渠道抗冻胀垫层设计方法研究与数值模拟

Study of design method and numerical simulation for anti-frost heave cushion of canal

基土换填是常用的抗冻胀措施。目前非冻胀性土缺乏科学标准的定义,换填厚度基本按照经验公式和工程类比确定,不尽科学合理。在对垫层抗冻胀机制的分析基础之上,根据层状土毛管水土水势理论给出了垫层材料的选择依据,结合热阻等效原理在考虑了衬砌结构允许位移的基础上给出了渠道垫层厚度的计算公式,并根据传统算法与该方法对山东打渔张北干渠弧形坡脚梯形渠道进行抗冻胀垫层设计;同时采用ANSYS有限元软件对渠道铺设垫层前后进行热力耦合数值模拟。研究表明,垫层通过改善水分场、温度场削弱了冻胀发生的因素;该垫层算法比传统算法合理、工程造价较低。数值分析表明,渠道冻胀量、冻胀力明显被削减,其中对阴坡的削减可达90%以上。

Non-heaving soil is widely used as cushion material for filling the canal foundation naturally made up by frost heave soil in North China. The design of the cushion is not as appropriate since non-heaving soil has not been technically defined;and thickness of the cushion relies heavily on empirical design. Frost heaving of coarse grained soil is mainly affected by the particle size, water content and groundwater level. Initial water content of frost heaving and the ability to stop capillary water from rising should be taken into consideration when choosing the right cushion material. This paper puts forward a method for choosing cushion material according to capillary water potential in layered soil based on the analysis of frost heaving resistant mechanism of cushion. The method includes two criteria, relationships between groundwater level and effective grain size and the coefficient of nonuniformity respectively.
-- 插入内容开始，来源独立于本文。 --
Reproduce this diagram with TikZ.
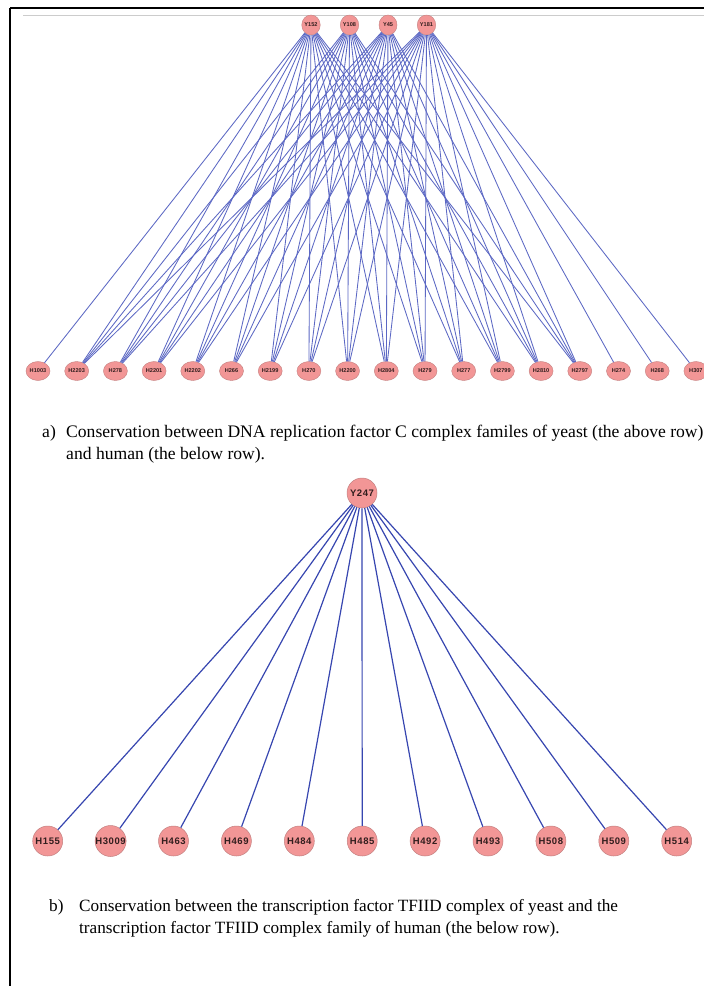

Working conditions of the design are given by assuming the most critical water content after investigation of canal working conditions in winter. After considering the allowable displacement of lining structure, the formula for thickness of canal cushion is deduced basing on thermal resistance equivalent principle. Both traditional and the proposed methods are used in the design of trapezoidal canal with curved-toe slope of Dayuzhang North main canal in Shandong province. The calculation results by the proposed approach are the same with those by the traditional calculation method which selects minimum displacement rate, but reduced 27cm of cushion compared with the traditional method which selects maximum displacement rate. Average surface temperature and frost heaving ratios of canal were measured during freezing period. Frozen soil can be considered as negative thermal expansion materials whose negative linear expansion coefficient is the ratio of frost heaving ratios and the average temperature. Elastic moduli and Poisson's ratios of frozen soil and frozen sand in different temperatures are selected which are widely used in other literatures. Meanwhile, the finite element software ANSYS was applied to simulate thermal-mechanical coupling process before and after laying cushion. The results show that the cushion can undermine frost heaving by improving temperature field and moisture field. Numerical analysis indicates that frost heaving and frost-heave force of the lining structure are apparently reduced, up to 90%at the shady slope.